- What is expected -
Word for word, print each line of the listing below; pictures stay out.

- Source data -
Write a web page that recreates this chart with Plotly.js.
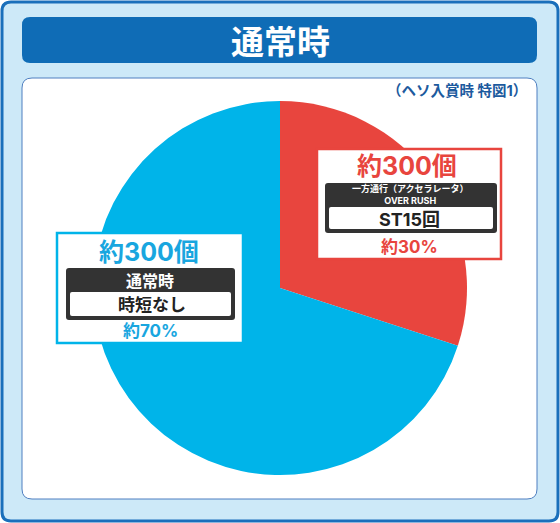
<!DOCTYPE html>
<html>
<head>
<meta charset="utf-8">
<script src="https://cdn.plot.ly/plotly-3.0.1.min.js"></script>
<style>html,body{margin:0;padding:0;background:#fff;}#chart{width:560px;height:523px;}</style>
</head>
<body>
<div id="chart"></div>
<script>
// Data
const categories = ["一方通行（アクセラレータ）OVER RUSH", "通常時"];
const shares = [30, 70];
const counts = ["約300個", "約300個"];
const shareLabels = ["約30%", "約70%"];
const modeLines = [["一方通行（アクセラレータ）", "OVER RUSH"], ["通常時"]];
const modeValues = ["ST15回", "時短なし"];
const sliceColors = ["#e8453e", "#00b4e9"];
const chartTitle = "通常時";
const subTitle = "（ヘソ入賞時 特図1）";

const W = 560, H = 523;
const FONT = '"Inter", "Noto Sans CJK JP", "Noto Sans", sans-serif';
function X(px) { return px / W; }
function Y(py) { return 1 - py / H; }
function rrect(x0, y0, x1, y1, r) {
  const p = [];
  p.push(`M ${X(x0 + r)} ${Y(y0)}`);
  p.push(`L ${X(x1 - r)} ${Y(y0)}`);
  p.push(`Q ${X(x1)} ${Y(y0)} ${X(x1)} ${Y(y0 + r)}`);
  p.push(`L ${X(x1)} ${Y(y1 - r)}`);
  p.push(`Q ${X(x1)} ${Y(y1)} ${X(x1 - r)} ${Y(y1)}`);
  p.push(`L ${X(x0 + r)} ${Y(y1)}`);
  p.push(`Q ${X(x0)} ${Y(y1)} ${X(x0)} ${Y(y1 - r)}`);
  p.push(`L ${X(x0)} ${Y(y0 + r)}`);
  p.push(`Q ${X(x0)} ${Y(y0)} ${X(x0 + r)} ${Y(y0)}`);
  p.push('Z');
  return p.join(' ');
}
function shape(x0, y0, x1, y1, r, fill, lineColor, lineWidth, layer) {
  return {type: 'path', xref: 'paper', yref: 'paper', path: rrect(x0, y0, x1, y1, r),
    fillcolor: fill, line: {color: lineColor, width: lineWidth}, layer: layer || 'below'};
}
function ann(text, px, py, size, color, xanchor) {
  return {xref: 'paper', yref: 'paper', x: X(px), y: Y(py), text: text, showarrow: false,
    xanchor: xanchor || 'center', yanchor: 'middle',
    font: {family: FONT, size: size, color: color, weight: 'bold'}};
}

const cx = 280, cy = 288, R = 187;
const trace = {
  type: 'pie', values: shares, labels: categories, sort: false, direction: 'clockwise', rotation: 0,
  marker: {colors: sliceColors, line: {width: 0}},
  textinfo: 'none', hoverinfo: 'none', showlegend: false,
  domain: {x: [X(cx - R), X(cx + R)], y: [Y(cy + R), Y(cy - R)]}
};

const shapes = [
  shape(2, 2, 558, 521, 9, '#cde9f8', '#1a6fbb', 3),
  shape(22, 17, 537, 63, 8, '#0f6cb6', '#0f6cb6', 0),
  shape(22, 78, 537, 499, 10, '#ffffff', '#4f7fc0', 1),
  // red label box
  shape(317, 149, 501, 259, 0, '#ffffff', sliceColors[0], 2.5, 'above'),
  shape(325, 183, 497, 233, 3, '#333333', '#333333', 0, 'above'),
  shape(329, 207, 493, 229, 2, '#ffffff', '#ffffff', 0, 'above'),
  // blue label box
  shape(57, 233, 243, 343, 0, '#ffffff', sliceColors[1], 2.5, 'above'),
  shape(66, 268, 235, 320, 3, '#333333', '#333333', 0, 'above'),
  shape(70, 292, 231, 316, 2, '#ffffff', '#ffffff', 0, 'above')
];

const annotations = [
  ann(chartTitle, 280, 42, 33, '#ffffff'),
  ann(subTitle, 529, 90, 14.5, '#1c5a9e', 'right'),
  // red
  ann(counts[0], 407, 166, 25, sliceColors[0]),
  Object.assign(ann(modeLines[0].join('<br>'), 410, 194.5, 9, '#ffffff'), {}),
  ann(modeValues[0], 409, 219, 18, '#222222'),
  ann(shareLabels[0], 409, 247, 17, sliceColors[0]),
  // blue
  ann(counts[1], 149, 252, 25, '#19a6df'),
  ann(modeLines[1][0], 150, 281, 16, '#ffffff'),
  ann(modeValues[1], 152, 305, 17, '#222222'),
  ann(shareLabels[1], 150, 331, 17, '#19a6df')
];

Plotly.newPlot('chart', [trace], {
  width: W, height: H, margin: {l: 0, r: 0, t: 0, b: 0},
  paper_bgcolor: '#ffffff', plot_bgcolor: 'rgba(0,0,0,0)',
  shapes: shapes, annotations: annotations, showlegend: false
}, {staticPlot: true, displayModeBar: false});
</script>
</body>
</html>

- Task answer -
Write a web page that recreates this chart with Plotly.js.
<!DOCTYPE html>
<html>
<head>
<meta charset="utf-8">
<script src="https://cdn.plot.ly/plotly-3.0.1.min.js"></script>
<style>html,body{margin:0;padding:0;background:#fff;}#chart{width:560px;height:523px;}</style>
</head>
<body>
<div id="chart"></div>
<script>
// Data
const categories = ["一方通行（アクセラレータ）OVER RUSH", "通常時"];
const shares = [30, 70];
const counts = ["約300個", "約300個"];
const shareLabels = ["約30%", "約70%"];
const modeLines = [["一方通行（アクセラレータ）", "OVER RUSH"], ["通常時"]];
const modeValues = ["ST15回", "時短なし"];
const sliceColors = ["#e8453e", "#00b4e9"];
const chartTitle = "通常時";
const subTitle = "（ヘソ入賞時 特図1）";

const W = 560, H = 523;
const FONT = '"Inter", "Noto Sans CJK JP", "Noto Sans", sans-serif';
function X(px) { return px / W; }
function Y(py) { return 1 - py / H; }
function rrect(x0, y0, x1, y1, r) {
  const p = [];
  p.push(`M ${X(x0 + r)} ${Y(y0)}`);
  p.push(`L ${X(x1 - r)} ${Y(y0)}`);
  p.push(`Q ${X(x1)} ${Y(y0)} ${X(x1)} ${Y(y0 + r)}`);
  p.push(`L ${X(x1)} ${Y(y1 - r)}`);
  p.push(`Q ${X(x1)} ${Y(y1)} ${X(x1 - r)} ${Y(y1)}`);
  p.push(`L ${X(x0 + r)} ${Y(y1)}`);
  p.push(`Q ${X(x0)} ${Y(y1)} ${X(x0)} ${Y(y1 - r)}`);
  p.push(`L ${X(x0)} ${Y(y0 + r)}`);
  p.push(`Q ${X(x0)} ${Y(y0)} ${X(x0 + r)} ${Y(y0)}`);
  p.push('Z');
  return p.join(' ');
}
function shape(x0, y0, x1, y1, r, fill, lineColor, lineWidth, layer) {
  return {type: 'path', xref: 'paper', yref: 'paper', path: rrect(x0, y0, x1, y1, r),
    fillcolor: fill, line: {color: lineColor, width: lineWidth}, layer: layer || 'below'};
}
function ann(text, px, py, size, color, xanchor) {
  return {xref: 'paper', yref: 'paper', x: X(px), y: Y(py), text: text, showarrow: false,
    xanchor: xanchor || 'center', yanchor: 'middle',
    font: {family: FONT, size: size, color: color, weight: 'bold'}};
}

const cx = 280, cy = 288, R = 187;
const trace = {
  type: 'pie', values: shares, labels: categories, sort: false, direction: 'clockwise', rotation: 0,
  marker: {colors: sliceColors, line: {width: 0}},
  textinfo: 'none', hoverinfo: 'none', showlegend: false,
  domain: {x: [X(cx - R), X(cx + R)], y: [Y(cy + R), Y(cy - R)]}
};

const shapes = [
  shape(2, 2, 558, 521, 9, '#cde9f8', '#1a6fbb', 3),
  shape(22, 17, 537, 63, 8, '#0f6cb6', '#0f6cb6', 0),
  shape(22, 78, 537, 499, 10, '#ffffff', '#4f7fc0', 1),
  // red label box
  shape(317, 149, 501, 259, 0, '#ffffff', sliceColors[0], 2.5, 'above'),
  shape(325, 183, 497, 233, 3, '#333333', '#333333', 0, 'above'),
  shape(329, 207, 493, 229, 2, '#ffffff', '#ffffff', 0, 'above'),
  // blue label box
  shape(57, 233, 243, 343, 0, '#ffffff', sliceColors[1], 2.5, 'above'),
  shape(66, 268, 235, 320, 3, '#333333', '#333333', 0, 'above'),
  shape(70, 292, 231, 316, 2, '#ffffff', '#ffffff', 0, 'above')
];

const annotations = [
  ann(chartTitle, 280, 42, 33, '#ffffff'),
  ann(subTitle, 529, 90, 14.5, '#1c5a9e', 'right'),
  // red
  ann(counts[0], 407, 166, 25, sliceColors[0]),
  Object.assign(ann(modeLines[0].join('<br>'), 410, 194.5, 9, '#ffffff'), {}),
  ann(modeValues[0], 409, 219, 18, '#222222'),
  ann(shareLabels[0], 409, 247, 17, sliceColors[0]),
  // blue
  ann(counts[1], 149, 252, 25, '#19a6df'),
  ann(modeLines[1][0], 150, 281, 16, '#ffffff'),
  ann(modeValues[1], 152, 305, 17, '#222222'),
  ann(shareLabels[1], 150, 331, 17, '#19a6df')
];

Plotly.newPlot('chart', [trace], {
  width: W, height: H, margin: {l: 0, r: 0, t: 0, b: 0},
  paper_bgcolor: '#ffffff', plot_bgcolor: 'rgba(0,0,0,0)',
  shapes: shapes, annotations: annotations, showlegend: false
}, {staticPlot: true, displayModeBar: false});
</script>
</body>
</html>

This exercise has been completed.